Listed records:

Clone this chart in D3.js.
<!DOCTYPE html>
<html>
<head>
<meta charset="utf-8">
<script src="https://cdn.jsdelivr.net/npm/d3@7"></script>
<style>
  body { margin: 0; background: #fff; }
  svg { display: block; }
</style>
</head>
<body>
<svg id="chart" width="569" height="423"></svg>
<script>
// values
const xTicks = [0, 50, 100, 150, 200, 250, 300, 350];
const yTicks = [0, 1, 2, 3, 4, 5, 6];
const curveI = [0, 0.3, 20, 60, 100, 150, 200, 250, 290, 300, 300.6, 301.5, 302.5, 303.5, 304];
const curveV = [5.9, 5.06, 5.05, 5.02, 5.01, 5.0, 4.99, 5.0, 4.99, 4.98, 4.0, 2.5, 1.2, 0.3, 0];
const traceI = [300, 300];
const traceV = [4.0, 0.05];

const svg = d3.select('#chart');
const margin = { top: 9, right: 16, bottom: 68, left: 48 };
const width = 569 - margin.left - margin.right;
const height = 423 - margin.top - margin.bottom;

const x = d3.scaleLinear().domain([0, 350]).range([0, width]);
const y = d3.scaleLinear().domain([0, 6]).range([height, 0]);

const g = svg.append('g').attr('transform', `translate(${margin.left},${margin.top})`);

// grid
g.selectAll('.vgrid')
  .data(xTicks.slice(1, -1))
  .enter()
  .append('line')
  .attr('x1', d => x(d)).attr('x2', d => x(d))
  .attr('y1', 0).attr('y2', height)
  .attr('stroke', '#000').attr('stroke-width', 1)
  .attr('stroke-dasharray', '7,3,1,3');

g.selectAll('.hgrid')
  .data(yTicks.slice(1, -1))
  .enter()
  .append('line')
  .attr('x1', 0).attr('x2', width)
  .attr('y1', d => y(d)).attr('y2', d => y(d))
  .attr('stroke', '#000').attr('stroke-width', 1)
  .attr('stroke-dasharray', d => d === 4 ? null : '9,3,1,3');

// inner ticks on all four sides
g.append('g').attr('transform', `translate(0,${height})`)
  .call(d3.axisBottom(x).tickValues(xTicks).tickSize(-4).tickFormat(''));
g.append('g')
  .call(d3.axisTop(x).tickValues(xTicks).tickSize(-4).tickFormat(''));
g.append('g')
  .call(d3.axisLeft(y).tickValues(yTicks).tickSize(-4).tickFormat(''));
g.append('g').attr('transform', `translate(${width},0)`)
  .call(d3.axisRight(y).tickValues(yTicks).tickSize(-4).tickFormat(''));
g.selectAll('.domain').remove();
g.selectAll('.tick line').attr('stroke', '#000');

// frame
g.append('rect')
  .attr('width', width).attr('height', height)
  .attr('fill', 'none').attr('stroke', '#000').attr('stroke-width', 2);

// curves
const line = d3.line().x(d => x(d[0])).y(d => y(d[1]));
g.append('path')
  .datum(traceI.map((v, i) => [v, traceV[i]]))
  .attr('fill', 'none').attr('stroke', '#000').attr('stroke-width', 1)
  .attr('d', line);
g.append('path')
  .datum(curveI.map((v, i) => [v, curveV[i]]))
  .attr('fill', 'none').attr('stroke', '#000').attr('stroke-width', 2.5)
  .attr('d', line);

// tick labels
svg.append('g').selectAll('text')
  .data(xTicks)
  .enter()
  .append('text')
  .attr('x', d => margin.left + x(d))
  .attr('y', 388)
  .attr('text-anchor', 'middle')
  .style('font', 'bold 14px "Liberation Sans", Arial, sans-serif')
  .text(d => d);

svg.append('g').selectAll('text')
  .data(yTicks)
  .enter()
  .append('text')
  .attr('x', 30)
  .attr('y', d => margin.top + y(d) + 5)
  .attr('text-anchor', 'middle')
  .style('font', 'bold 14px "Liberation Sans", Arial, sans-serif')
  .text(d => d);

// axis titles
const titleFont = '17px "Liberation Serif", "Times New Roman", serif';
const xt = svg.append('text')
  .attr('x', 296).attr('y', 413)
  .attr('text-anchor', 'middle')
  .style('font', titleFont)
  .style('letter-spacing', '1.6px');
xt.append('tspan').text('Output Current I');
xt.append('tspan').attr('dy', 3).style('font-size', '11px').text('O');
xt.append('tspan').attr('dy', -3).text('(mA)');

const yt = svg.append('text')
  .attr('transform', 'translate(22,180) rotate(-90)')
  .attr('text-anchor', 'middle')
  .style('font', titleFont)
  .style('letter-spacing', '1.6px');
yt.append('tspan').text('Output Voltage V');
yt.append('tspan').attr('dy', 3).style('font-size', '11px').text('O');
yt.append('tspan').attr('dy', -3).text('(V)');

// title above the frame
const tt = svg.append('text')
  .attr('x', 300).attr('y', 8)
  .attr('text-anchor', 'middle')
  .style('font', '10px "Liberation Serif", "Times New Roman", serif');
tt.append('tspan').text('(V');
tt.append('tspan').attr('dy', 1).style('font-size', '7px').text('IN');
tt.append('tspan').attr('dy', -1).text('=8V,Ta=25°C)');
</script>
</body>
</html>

---

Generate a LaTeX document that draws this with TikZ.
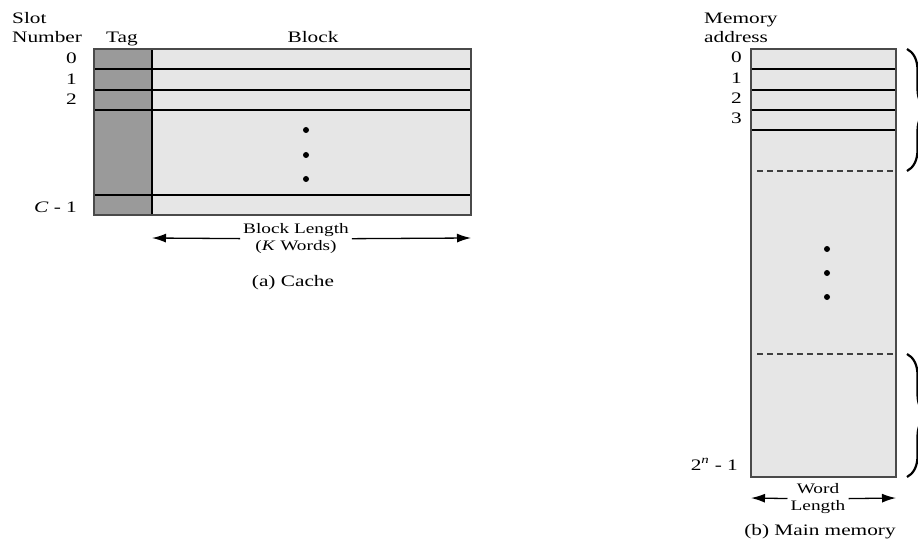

The problem:
Using the entries above, return exactly the lines from the line with "Clone this chart in D3.js." to the line with "const traceV = [4.0, 0.05];", counting both of those lines.

Solution to this problem:
Clone this chart in D3.js.
<!DOCTYPE html>
<html>
<head>
<meta charset="utf-8">
<script src="https://cdn.jsdelivr.net/npm/d3@7"></script>
<style>
  body { margin: 0; background: #fff; }
  svg { display: block; }
</style>
</head>
<body>
<svg id="chart" width="569" height="423"></svg>
<script>
// values
const xTicks = [0, 50, 100, 150, 200, 250, 300, 350];
const yTicks = [0, 1, 2, 3, 4, 5, 6];
const curveI = [0, 0.3, 20, 60, 100, 150, 200, 250, 290, 300, 300.6, 301.5, 302.5, 303.5, 304];
const curveV = [5.9, 5.06, 5.05, 5.02, 5.01, 5.0, 4.99, 5.0, 4.99, 4.98, 4.0, 2.5, 1.2, 0.3, 0];
const traceI = [300, 300];
const traceV = [4.0, 0.05];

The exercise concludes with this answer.